## PROBLEM STATEMENT
Retype, word for word, the lines between the ones holding "Clone this chart in Plotly." and "import plotly.graph_objects as go", inclusive; pictures stay out of the copy.

[START]

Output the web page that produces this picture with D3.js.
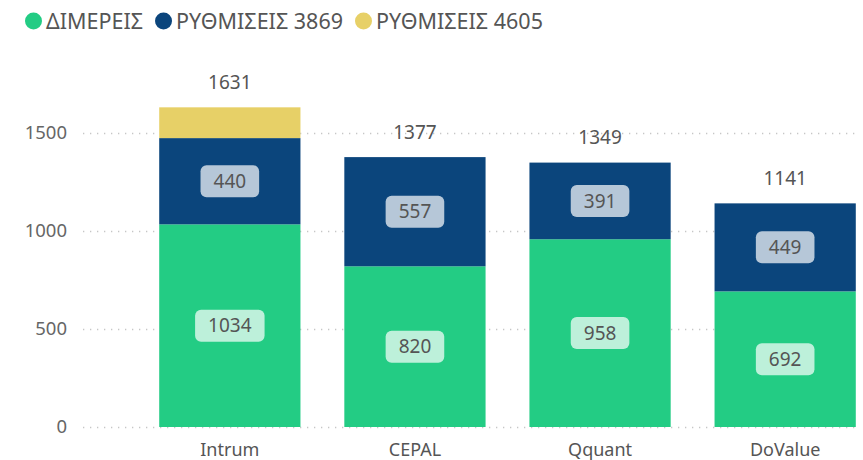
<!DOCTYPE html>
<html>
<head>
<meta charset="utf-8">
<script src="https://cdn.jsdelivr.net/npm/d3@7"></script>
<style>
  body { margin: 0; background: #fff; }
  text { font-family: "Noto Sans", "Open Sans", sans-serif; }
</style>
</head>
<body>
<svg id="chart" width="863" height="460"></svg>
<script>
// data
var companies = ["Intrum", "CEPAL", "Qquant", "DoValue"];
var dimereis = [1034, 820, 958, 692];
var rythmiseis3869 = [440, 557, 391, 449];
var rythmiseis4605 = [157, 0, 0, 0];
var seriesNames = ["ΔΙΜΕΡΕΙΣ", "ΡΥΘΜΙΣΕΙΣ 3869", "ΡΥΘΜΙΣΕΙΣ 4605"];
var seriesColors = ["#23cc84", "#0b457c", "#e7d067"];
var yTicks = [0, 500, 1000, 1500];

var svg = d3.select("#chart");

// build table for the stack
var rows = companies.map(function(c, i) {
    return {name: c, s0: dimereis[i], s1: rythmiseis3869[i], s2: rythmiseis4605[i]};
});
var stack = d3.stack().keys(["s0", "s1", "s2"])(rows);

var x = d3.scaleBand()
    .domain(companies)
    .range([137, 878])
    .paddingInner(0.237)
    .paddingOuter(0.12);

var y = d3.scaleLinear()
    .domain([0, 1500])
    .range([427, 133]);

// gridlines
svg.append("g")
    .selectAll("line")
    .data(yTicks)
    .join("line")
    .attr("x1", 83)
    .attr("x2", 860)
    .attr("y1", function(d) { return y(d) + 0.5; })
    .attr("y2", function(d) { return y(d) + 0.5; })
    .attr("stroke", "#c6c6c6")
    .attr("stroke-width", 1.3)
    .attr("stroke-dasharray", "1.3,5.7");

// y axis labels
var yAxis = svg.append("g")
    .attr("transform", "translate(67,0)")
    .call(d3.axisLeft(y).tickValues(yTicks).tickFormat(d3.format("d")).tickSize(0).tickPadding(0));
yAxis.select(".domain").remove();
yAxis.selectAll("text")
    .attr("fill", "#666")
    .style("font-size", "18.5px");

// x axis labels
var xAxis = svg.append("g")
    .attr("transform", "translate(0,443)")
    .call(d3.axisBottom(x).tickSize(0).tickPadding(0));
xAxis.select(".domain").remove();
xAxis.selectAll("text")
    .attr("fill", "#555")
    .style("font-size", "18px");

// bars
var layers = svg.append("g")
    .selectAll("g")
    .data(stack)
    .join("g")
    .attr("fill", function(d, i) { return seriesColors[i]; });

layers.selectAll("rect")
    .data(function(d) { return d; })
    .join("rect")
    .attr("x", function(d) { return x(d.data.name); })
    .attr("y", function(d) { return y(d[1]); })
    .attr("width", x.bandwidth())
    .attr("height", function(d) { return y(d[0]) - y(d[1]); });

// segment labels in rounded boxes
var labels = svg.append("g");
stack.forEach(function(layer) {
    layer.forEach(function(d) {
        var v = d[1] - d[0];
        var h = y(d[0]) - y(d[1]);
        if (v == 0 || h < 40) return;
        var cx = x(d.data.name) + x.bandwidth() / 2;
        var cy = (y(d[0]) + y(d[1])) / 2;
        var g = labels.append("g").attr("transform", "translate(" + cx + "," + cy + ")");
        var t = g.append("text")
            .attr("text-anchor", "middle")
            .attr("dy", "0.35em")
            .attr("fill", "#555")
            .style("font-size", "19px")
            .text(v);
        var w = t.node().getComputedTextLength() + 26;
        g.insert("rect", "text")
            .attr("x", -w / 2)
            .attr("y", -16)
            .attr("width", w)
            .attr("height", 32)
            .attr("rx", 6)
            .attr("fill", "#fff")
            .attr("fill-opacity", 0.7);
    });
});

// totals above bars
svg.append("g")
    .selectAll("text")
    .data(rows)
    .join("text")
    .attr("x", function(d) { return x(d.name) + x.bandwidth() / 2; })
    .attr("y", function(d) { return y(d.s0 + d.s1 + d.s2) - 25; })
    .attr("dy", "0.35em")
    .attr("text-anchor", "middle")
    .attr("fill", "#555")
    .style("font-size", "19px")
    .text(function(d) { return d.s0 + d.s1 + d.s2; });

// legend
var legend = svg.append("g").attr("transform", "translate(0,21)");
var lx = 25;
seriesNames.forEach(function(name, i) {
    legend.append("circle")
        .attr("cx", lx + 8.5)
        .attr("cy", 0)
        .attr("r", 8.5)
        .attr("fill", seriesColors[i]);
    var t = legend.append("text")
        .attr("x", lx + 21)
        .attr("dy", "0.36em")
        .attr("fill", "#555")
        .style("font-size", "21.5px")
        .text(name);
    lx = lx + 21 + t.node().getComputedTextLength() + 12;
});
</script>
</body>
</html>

[END]
[START]

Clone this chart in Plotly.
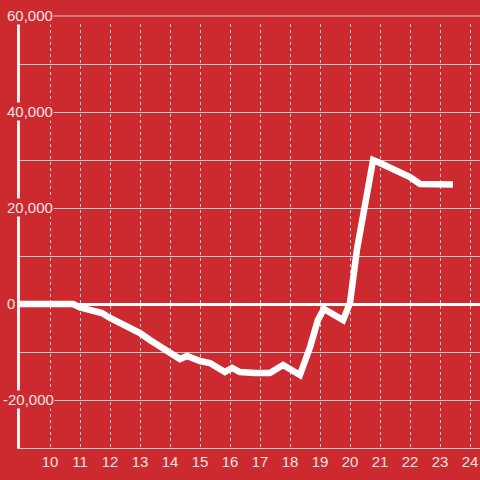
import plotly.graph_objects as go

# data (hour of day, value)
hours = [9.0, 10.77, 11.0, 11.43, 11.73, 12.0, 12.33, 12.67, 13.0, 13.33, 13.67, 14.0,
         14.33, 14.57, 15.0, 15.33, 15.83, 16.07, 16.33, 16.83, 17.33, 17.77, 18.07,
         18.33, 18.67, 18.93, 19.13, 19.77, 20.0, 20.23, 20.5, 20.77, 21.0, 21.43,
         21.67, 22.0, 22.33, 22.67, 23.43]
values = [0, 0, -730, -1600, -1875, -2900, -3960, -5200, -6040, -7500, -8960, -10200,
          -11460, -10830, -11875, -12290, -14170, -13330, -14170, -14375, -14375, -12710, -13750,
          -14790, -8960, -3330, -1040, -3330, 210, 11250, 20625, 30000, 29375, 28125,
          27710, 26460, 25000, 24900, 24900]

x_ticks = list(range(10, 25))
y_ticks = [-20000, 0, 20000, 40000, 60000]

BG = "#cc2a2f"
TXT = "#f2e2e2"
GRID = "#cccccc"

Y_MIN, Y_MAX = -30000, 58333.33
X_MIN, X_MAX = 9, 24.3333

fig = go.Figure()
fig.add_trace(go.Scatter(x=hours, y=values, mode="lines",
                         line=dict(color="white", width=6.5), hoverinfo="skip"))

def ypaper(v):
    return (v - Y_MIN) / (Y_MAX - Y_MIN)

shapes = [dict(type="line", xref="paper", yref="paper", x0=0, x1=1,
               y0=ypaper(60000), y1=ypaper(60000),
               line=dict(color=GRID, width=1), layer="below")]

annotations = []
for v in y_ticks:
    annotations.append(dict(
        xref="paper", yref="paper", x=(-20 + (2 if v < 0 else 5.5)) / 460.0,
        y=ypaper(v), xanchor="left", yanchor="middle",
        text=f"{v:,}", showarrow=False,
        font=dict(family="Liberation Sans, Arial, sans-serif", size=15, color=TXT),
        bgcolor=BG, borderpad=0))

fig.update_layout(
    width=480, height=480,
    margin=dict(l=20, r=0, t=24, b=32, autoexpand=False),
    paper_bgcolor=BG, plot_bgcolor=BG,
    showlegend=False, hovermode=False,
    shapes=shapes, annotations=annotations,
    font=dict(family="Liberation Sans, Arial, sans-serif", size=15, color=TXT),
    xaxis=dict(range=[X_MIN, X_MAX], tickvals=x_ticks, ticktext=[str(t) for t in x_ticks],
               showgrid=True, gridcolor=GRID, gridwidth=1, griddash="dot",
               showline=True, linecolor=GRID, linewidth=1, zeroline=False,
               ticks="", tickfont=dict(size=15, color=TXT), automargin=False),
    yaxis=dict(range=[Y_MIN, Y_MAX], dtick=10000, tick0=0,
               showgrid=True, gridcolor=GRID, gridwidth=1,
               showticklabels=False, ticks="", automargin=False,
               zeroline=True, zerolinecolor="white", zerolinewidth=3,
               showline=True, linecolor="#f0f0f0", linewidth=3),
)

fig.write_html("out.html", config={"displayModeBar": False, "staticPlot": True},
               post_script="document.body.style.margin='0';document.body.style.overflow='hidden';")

[END]

## SOLVED PROBLEM
Clone this chart in Plotly.
import plotly.graph_objects as go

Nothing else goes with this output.